From the first line of the data below through the line bearing "const binCount = 130;", reproduce each line exactly; do not include pictures.
----
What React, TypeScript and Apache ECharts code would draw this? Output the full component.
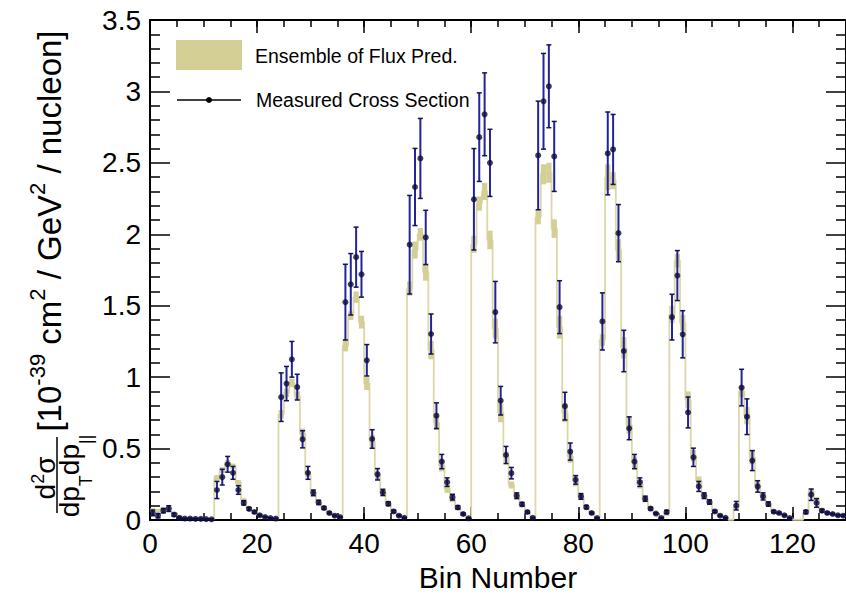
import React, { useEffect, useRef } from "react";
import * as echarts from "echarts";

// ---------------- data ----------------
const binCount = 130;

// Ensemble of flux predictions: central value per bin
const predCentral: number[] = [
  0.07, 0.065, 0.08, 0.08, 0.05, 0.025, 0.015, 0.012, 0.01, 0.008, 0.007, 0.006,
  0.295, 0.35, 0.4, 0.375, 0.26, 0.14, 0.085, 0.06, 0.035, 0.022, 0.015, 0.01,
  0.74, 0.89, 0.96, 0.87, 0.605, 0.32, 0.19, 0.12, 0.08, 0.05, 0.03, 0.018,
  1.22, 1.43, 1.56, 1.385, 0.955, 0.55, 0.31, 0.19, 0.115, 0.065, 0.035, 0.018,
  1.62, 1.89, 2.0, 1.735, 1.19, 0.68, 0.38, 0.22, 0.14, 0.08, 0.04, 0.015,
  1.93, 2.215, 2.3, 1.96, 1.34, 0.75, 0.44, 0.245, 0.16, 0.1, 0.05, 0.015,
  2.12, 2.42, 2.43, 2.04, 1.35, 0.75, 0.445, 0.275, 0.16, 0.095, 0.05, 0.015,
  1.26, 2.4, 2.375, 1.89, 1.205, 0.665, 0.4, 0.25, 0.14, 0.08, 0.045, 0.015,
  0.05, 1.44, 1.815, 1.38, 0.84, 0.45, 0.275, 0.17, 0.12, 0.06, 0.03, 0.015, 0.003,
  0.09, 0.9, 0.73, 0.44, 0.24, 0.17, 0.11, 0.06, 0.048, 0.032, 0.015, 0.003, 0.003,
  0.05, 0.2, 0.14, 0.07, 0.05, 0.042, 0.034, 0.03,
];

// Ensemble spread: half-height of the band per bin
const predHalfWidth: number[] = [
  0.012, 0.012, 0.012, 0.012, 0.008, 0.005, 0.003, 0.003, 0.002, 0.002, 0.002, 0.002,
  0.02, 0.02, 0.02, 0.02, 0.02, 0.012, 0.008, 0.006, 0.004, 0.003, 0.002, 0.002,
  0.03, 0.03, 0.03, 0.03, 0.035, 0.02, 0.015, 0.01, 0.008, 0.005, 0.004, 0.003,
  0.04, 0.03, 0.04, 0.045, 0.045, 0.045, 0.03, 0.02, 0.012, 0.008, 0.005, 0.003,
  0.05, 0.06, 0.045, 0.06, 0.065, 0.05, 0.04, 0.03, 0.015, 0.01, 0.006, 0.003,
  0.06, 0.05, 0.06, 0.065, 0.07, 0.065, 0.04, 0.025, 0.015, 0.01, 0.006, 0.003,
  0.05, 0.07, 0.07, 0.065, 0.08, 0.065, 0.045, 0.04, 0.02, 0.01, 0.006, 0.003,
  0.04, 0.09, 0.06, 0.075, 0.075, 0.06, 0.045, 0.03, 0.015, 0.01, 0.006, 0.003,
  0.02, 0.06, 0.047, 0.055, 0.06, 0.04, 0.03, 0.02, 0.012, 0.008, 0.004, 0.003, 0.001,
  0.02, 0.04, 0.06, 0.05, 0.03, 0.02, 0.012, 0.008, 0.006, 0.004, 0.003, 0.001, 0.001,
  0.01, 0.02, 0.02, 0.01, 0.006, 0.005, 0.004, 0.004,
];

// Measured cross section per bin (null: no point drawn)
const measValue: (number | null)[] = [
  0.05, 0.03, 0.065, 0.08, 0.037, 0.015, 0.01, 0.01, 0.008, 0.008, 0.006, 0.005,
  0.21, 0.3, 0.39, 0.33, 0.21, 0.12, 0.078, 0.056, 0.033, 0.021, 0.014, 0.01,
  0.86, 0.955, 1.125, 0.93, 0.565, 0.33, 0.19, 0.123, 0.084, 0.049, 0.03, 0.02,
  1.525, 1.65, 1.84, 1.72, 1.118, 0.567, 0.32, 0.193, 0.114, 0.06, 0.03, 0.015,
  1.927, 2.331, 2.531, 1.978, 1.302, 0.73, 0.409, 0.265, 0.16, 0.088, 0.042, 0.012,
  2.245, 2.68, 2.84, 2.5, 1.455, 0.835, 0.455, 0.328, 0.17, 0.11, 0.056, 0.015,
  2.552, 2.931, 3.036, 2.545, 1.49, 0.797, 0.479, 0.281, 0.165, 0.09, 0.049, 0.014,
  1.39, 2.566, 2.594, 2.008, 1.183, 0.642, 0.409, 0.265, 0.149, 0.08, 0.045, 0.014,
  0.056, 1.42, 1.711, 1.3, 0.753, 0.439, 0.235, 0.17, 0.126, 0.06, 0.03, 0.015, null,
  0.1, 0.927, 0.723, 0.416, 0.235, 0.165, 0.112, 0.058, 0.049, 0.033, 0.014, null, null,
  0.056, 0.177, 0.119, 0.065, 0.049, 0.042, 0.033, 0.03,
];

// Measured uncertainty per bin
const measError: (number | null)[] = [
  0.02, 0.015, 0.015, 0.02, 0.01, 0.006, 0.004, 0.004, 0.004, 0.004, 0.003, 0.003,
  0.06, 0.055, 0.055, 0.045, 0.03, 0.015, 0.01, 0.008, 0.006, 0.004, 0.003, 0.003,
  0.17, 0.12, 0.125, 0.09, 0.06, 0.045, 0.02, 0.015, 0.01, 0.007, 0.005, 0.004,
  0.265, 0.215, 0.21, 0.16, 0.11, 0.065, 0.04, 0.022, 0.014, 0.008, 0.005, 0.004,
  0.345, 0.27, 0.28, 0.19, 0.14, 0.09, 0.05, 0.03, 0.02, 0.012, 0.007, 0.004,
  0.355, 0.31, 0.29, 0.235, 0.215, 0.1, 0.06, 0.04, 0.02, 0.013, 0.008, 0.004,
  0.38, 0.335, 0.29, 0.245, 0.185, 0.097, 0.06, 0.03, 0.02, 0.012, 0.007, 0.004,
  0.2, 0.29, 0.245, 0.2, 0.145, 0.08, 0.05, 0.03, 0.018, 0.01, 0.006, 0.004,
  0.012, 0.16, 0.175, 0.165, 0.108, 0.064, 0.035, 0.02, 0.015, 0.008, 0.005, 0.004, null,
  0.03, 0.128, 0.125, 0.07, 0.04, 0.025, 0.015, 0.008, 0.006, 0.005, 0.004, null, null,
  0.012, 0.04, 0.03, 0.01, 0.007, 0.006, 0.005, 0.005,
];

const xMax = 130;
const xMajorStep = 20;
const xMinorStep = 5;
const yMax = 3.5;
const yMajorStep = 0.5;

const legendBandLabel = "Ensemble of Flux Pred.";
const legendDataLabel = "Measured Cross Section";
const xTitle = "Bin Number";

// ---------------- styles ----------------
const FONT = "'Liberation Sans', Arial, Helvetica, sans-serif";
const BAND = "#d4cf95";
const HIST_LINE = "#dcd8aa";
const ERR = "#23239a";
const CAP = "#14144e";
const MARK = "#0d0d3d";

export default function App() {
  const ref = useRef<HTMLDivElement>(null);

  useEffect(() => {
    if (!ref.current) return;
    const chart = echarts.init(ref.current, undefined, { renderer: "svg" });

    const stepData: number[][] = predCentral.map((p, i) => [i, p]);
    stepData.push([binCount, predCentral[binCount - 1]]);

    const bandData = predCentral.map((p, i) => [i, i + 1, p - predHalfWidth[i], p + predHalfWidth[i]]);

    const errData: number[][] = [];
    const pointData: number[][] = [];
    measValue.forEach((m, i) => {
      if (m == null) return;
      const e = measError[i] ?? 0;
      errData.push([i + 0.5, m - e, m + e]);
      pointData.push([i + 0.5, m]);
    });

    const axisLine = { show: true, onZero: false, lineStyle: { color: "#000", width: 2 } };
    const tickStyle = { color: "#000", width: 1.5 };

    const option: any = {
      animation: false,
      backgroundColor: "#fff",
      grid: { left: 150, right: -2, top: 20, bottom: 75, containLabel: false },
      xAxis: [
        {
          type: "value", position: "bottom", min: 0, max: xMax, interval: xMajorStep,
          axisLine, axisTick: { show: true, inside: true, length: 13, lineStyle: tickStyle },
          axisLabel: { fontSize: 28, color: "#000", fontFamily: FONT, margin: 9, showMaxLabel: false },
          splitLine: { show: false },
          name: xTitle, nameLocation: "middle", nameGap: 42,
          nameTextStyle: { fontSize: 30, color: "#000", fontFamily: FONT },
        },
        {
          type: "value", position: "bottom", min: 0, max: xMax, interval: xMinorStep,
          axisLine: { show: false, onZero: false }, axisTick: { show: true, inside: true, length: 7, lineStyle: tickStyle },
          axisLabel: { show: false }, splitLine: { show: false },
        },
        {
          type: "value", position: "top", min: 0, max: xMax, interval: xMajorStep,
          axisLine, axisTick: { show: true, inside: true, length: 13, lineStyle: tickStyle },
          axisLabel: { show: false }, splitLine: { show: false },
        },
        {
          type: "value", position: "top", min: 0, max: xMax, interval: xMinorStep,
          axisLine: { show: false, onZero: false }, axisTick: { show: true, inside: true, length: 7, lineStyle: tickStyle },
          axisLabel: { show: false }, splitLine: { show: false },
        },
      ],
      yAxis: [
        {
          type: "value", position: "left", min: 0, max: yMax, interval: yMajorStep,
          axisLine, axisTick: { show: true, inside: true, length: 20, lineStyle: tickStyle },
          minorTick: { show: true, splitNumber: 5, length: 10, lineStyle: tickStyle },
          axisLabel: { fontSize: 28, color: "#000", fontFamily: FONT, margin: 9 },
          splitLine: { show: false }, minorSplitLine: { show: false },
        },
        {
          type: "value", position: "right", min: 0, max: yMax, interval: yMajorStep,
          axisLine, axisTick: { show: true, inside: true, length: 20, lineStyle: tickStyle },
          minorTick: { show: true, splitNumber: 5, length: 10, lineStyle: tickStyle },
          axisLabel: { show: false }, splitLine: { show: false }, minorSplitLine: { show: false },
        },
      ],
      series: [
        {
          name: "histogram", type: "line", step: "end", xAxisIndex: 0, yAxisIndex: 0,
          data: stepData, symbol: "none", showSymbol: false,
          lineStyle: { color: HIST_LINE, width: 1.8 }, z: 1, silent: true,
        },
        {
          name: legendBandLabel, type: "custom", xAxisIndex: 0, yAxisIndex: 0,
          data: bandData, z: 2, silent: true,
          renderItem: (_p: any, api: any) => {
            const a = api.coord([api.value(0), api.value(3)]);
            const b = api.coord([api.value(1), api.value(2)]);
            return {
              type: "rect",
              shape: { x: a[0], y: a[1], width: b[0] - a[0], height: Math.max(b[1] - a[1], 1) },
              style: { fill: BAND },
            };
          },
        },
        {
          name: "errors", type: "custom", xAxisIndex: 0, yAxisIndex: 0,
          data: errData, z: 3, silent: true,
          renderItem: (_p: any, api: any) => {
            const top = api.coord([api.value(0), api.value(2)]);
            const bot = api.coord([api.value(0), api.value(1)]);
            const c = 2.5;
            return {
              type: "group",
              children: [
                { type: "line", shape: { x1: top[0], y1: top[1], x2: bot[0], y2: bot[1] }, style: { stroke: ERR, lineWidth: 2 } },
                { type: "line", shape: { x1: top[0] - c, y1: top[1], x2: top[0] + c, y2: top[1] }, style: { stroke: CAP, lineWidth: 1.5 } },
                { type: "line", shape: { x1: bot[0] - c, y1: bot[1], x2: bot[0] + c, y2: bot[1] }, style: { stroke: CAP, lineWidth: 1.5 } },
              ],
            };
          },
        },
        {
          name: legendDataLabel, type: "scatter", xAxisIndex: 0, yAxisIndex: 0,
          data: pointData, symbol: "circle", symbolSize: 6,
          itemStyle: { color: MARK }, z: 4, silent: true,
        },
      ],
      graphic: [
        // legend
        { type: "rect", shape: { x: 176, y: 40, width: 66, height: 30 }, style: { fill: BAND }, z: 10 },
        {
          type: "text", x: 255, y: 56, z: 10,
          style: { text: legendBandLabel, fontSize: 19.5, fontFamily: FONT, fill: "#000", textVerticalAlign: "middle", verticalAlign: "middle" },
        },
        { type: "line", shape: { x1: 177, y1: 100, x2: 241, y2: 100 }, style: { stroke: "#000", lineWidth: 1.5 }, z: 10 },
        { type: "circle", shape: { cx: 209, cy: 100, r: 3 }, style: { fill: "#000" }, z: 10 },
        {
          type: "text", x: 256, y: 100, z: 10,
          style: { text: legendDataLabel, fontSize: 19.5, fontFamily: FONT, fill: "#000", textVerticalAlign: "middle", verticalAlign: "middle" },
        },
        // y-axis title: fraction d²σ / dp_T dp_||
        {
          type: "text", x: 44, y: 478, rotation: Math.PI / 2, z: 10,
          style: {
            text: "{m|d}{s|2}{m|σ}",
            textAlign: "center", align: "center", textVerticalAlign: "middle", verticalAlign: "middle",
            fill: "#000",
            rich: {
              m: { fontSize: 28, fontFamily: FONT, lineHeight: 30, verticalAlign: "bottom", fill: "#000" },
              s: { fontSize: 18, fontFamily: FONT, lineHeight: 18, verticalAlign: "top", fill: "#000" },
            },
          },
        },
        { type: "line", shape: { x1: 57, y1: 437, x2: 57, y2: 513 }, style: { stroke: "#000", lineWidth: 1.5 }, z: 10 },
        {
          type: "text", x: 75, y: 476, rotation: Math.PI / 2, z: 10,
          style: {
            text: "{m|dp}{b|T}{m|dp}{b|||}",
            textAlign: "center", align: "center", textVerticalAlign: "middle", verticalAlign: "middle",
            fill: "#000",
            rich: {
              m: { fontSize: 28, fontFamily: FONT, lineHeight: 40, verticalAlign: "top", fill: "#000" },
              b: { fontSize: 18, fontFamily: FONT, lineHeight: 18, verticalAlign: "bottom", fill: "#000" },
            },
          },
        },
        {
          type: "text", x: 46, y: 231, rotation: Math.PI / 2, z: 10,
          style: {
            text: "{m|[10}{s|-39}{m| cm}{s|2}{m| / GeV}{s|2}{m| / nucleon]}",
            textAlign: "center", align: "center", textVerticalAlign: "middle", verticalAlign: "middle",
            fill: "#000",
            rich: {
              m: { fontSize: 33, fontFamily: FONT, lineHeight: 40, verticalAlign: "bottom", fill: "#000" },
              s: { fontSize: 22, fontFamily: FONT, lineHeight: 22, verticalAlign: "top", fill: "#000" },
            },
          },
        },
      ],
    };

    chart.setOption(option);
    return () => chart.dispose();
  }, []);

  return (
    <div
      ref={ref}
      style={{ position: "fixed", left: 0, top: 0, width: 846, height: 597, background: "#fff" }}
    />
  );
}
----
Task result:
What React, TypeScript and Apache ECharts code would draw this? Output the full component.
import React, { useEffect, useRef } from "react";
import * as echarts from "echarts";

// ---------------- data ----------------
const binCount = 130;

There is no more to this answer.